Once a month I went on my bicycle to Lea, Charlton and Brokenborough to collect customer’s orders at their houses and the money for their previous month’s goods. Mr. Sid Adye and Mr. Pocock went further afield in their cars. All the orders were then packed up for delivery, originally by horse and cart, later by van.
At Christmas we worked late, sometimes to 10 or 11 o’clock. Then Mr. Adye would give me a lift home because I didn’t like to push my bike up the spooky Blicks Hill on my own.
We had a special room upstairs where the crackers, tins of biscuits, sweets and other Christmas stock was displayed for the few weeks before Christmas. It was my job to attend to the customers up there. Some of those from the big houses had lots, some for themselves (expensive) and boxes for their staff parties and presents for children. What people bought in those days! Hams, whole Stilton’s (one gentleman sent a Stilton to Scotland each year, but always had a taster first!) boxes of chocolates, half or whole tins of biscuits, nuts, oranges, boxes of crystallised fruit (a great favourite), dates, and figs.
By Christmas Eve we were all so fed up with food we didn’t enjoy it very much. Afterwards all the shelves had to be cleared ready for stocktaking on Dec. 31st. Everything had to be counted and I do mean everything. We did what we could before the 31st. but on that day it was full tilt. Everyone had to help and sometimes it was midnight before we finished.
During the war my husband, Trevor, was in the RAF and away a lot, so it was good that I could still work. As all the men from the shop were away, Mr. Adye and I would deliver all the orders after the shop was shut.
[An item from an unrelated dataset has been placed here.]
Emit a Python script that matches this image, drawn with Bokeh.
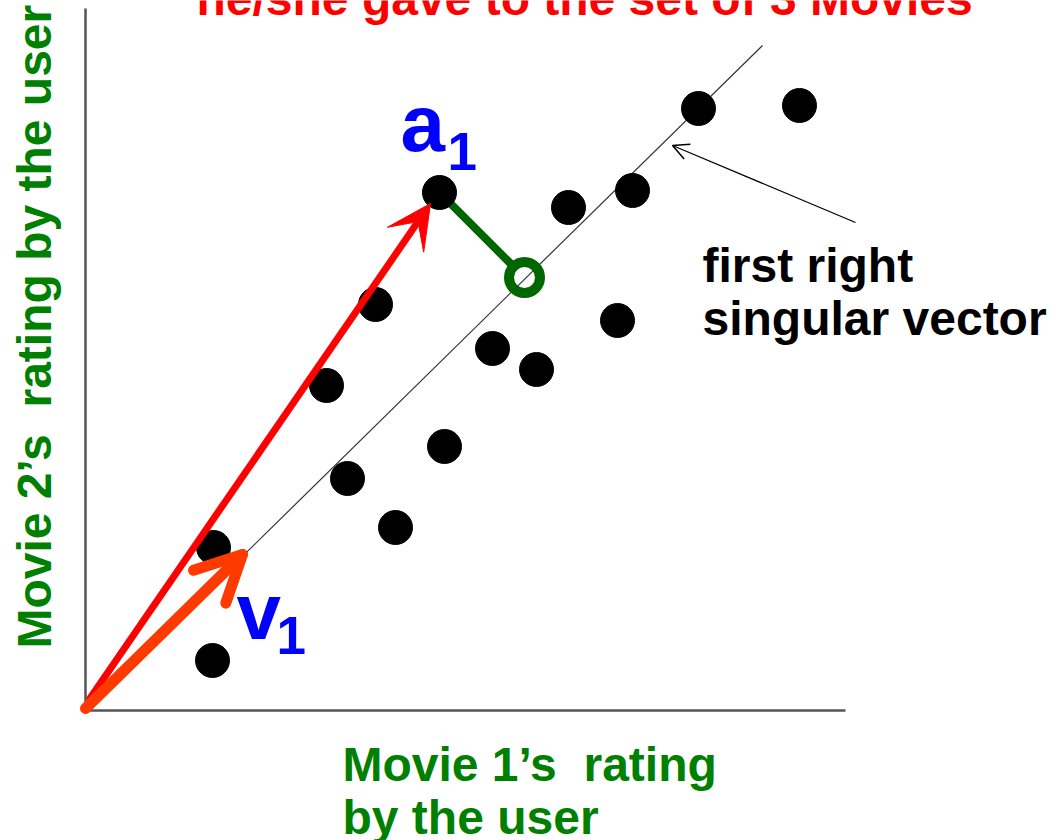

The biggest change the war brought to the retail trades was rationing. To us this meant ration books with their coupons and anyone coming home from the services brought their sheets of coupons. Coupons were exchange for the specified item and amount. The essential things were rationed sugar, butter, tea, bacon, cheese. The coupons, each the size of a stamp, were cut from the books, and each week sorted and sent to the food office. Rationing went on for some time after the end of the war and the end of my career in the grocery trade.